Now, I had to figure out how to give up the sun.

“I really don’t like waiting around for you.”

“I really don’t like you fucking my friends.”

“Watch your mouth,” he chastised, walking us back into the hotel.

Sometimes, it felt like a scream was trapped in my throat, one that had been struggling to get free for the past twenty-two years. It had a voice, a body, fiery red hair, and a heart of steel. I was terrified she would escape, that her echo would burn this world to the ground and leave me standing alone, in smoke and ash. I pushed the feeling down, down, until a light sheen of sweat cooled my skin.

We passed the ballroom doors and, as I glanced inside, my gaze collided with Allister’s.

The exchange was a blur of heat, the burn of liquor, a flicker of pitch-black as his eyes dropped to Antonio’s grip on my arm. And then it was gone, replaced with gold wallpaper as we walked down a hall toward the terrace.

We stepped outside, and I sucked in a breath. The night was cold and dark, but instead of rubbing my arms for warmth, I let the icy breeze bite into my skin. Maybe I was a masochist, or maybe pain was one of the only things that made me feel alive.

The terrace was empty, save for two guests from the benefit smoking a cigarette.

“Give us a moment, yeah?”

It wasn’t a question, no matter how my husband had voiced it.

The men shared a hesitant look but didn’t take more than a couple of seconds to drop their cigarettes and head back through the double doors that led into the ballroom. Light fanned across the terrace floor before the doors closed and darkness consumed us once again.

A distant memory swept into the present.

“How could you love such a terrifying man?” my ex-best-friend Sydney had asked me as we sat on my husband’s office couch together and he talked on the phone.

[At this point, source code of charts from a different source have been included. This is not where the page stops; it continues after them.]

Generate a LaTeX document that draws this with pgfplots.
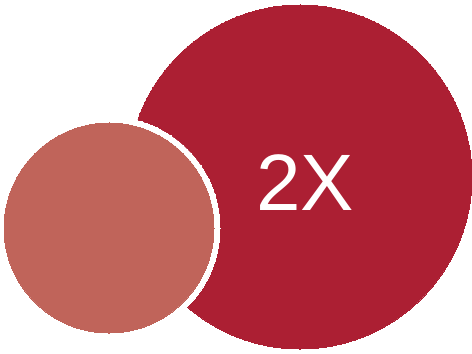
\documentclass[border=0pt]{standalone}
\usepackage{pgfplots}
\pgfplotsset{compat=1.18}
\usepackage{fontspec}
\setmainfont{Liberation Sans}
\definecolor{bigred}{RGB}{172,31,51}
\definecolor{lightred}{RGB}{192,100,90}
\begin{document}
\begin{tikzpicture}
\begin{axis}[
  width=472pt, height=354pt, scale only axis,
  xmin=0, xmax=472, ymin=0, ymax=354,
  hide axis, clip=false,
]
\addplot[color=bigred, only marks, mark=*, mark size=172pt, mark options={fill=bigred, draw=bigred, line width=0pt}] coordinates {(300,177)};
\addplot[color=white, only marks, mark=*, mark size=111pt, mark options={fill=white, draw=white, line width=0pt}] coordinates {(109,126)};
\addplot[color=lightred, only marks, mark=*, mark size=105pt, mark options={fill=lightred, draw=lightred, line width=0pt}] coordinates {(109,126)};
\coordinate (t) at (axis cs:305,171);
\end{axis}
\node[text=white, font=\fontsize{80}{80}\selectfont, inner sep=0pt] at (t) {2X};
\pgfresetboundingbox
\useasboundingbox (0,0) rectangle (472pt,354pt);
\end{tikzpicture}
\end{document}
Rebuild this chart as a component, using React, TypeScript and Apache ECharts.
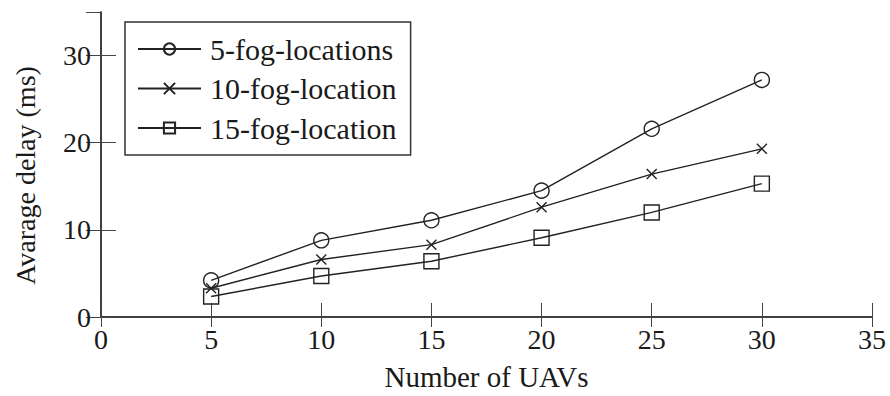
import React, { useEffect, useRef } from "react";
import * as echarts from "echarts";

const uavs = [5, 10, 15, 20, 25, 30];
const fog5 = [4.2, 8.8, 11.1, 14.5, 21.6, 27.2];
const fog10 = [3.3, 6.6, 8.3, 12.6, 16.4, 19.3];
const fog15 = [2.35, 4.7, 6.4, 9.1, 12.0, 15.3];
const seriesNames = ["5-fog-locations", "10-fog-location", "15-fog-location"];

const FONT = "'Liberation Serif', 'Times New Roman', serif";
const INK = "#1a1a1a";

export default function App() {
  const ref = useRef<HTMLDivElement>(null);
  useEffect(() => {
    if (!ref.current) return;
    const chart = echarts.init(ref.current, undefined, { renderer: "svg" });
    const mk = (name: string, vals: number[], symbol: string, size: number) => ({
      name,
      type: "line",
      data: uavs.map((u, i) => [u, vals[i]]),
      symbol,
      symbolSize: size,
      showAllSymbol: true,
      lineStyle: { color: "#222", width: 1.4 },
      itemStyle: { color: "rgba(0,0,0,0)", borderColor: "#222", borderWidth: 1.4 },
      emphasis: { disabled: true },
    });
    const axisLine = { show: true, lineStyle: { color: "#333", width: 1.5 } };
    chart.setOption({
      animation: false,
      backgroundColor: "#fff",
      textStyle: { fontFamily: FONT },
      grid: { left: 101, top: 12, right: 18, bottom: 76 },
      legend: {
        left: 125,
        top: 22,
        orient: "vertical",
        data: seriesNames,
        itemWidth: 63,
        itemHeight: 14,
        itemGap: 9.5,
        padding: [12, 14, 12, 12],
        borderColor: "#333",
        borderWidth: 1.5,
        backgroundColor: "#fff",
        textStyle: { fontFamily: FONT, fontSize: 30, color: INK, lineHeight: 30, padding: [0, 0, 0, 4] },
      },
      xAxis: [
        {
          type: "value",
          min: 0,
          max: 35,
          interval: 5,
          name: "Number of UAVs",
          nameLocation: "middle",
          nameGap: 45,
          nameTextStyle: { fontFamily: FONT, fontSize: 29, color: INK, verticalAlign: "top" },
          axisLine,
          axisTick: { show: true, inside: true, length: 14, lineStyle: { color: "#444", width: 1 } },
          axisLabel: { fontFamily: FONT, fontSize: 28, color: INK, margin: 8 },
          splitLine: { show: false },
        },
        {
          type: "value",
          position: "top",
          min: 0,
          max: 35,
          interval: 5,
          axisLine,
          axisTick: { show: true, inside: true, length: 10, lineStyle: { color: "#444", width: 1 } },
          axisLabel: { show: false },
          splitLine: { show: false },
        },
      ],
      yAxis: [
        {
          type: "value",
          min: 0,
          max: 35,
          interval: 10,
          name: "Avarage delay (ms)",
          nameLocation: "middle",
          nameGap: 62,
          nameTextStyle: { fontFamily: FONT, fontSize: 28, color: INK, padding: [0, 22, 0, 0] },
          axisLine,
          axisTick: { show: true, inside: true, length: 15, lineStyle: { color: "#444", width: 1 } },
          axisLabel: { fontFamily: FONT, fontSize: 28, color: INK, margin: 10, showMaxLabel: false },
          splitLine: { show: false },
        },
        {
          type: "value",
          position: "right",
          min: 0,
          max: 35,
          interval: 10,
          axisLine,
          axisTick: { show: true, inside: true, length: 15, lineStyle: { color: "#444", width: 1 } },
          axisLabel: { show: false },
          splitLine: { show: false },
        },
      ],
      series: [
        mk(seriesNames[0], fog5, "circle", 15),
        mk(seriesNames[1], fog10, "path://M0,0L10,10M10,0L0,10", 10),
        mk(seriesNames[2], fog15, "rect", 15),
      ],
    });
    return () => chart.dispose();
  }, []);
  return (
    <div
      ref={ref}
      style={{ position: "fixed", left: 0, top: 0, width: 890, height: 396, background: "#fff" }}
    />
  );
}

I’d only had to think about the question for a moment.

“He listens to me.”

I guessed he listened to her, too.

“Care to explain what this is?”

I turned to Antonio to see he held a small, round compact in his hand. My heart beat in the base of my throat. Here was one of those walls about to come tumbling down.

“What is it, Gianna?” he bit out.

“Birth control pills.”

“Why do you have them?”

“Birth control.”

Antonio’s eyes blazed with anger, like two flames in the dark. We were devotedly Catholic, and birth control was frowned upon by the Church. But I knew what bothered him even more was that he wanted another child. Another son to rule his empire.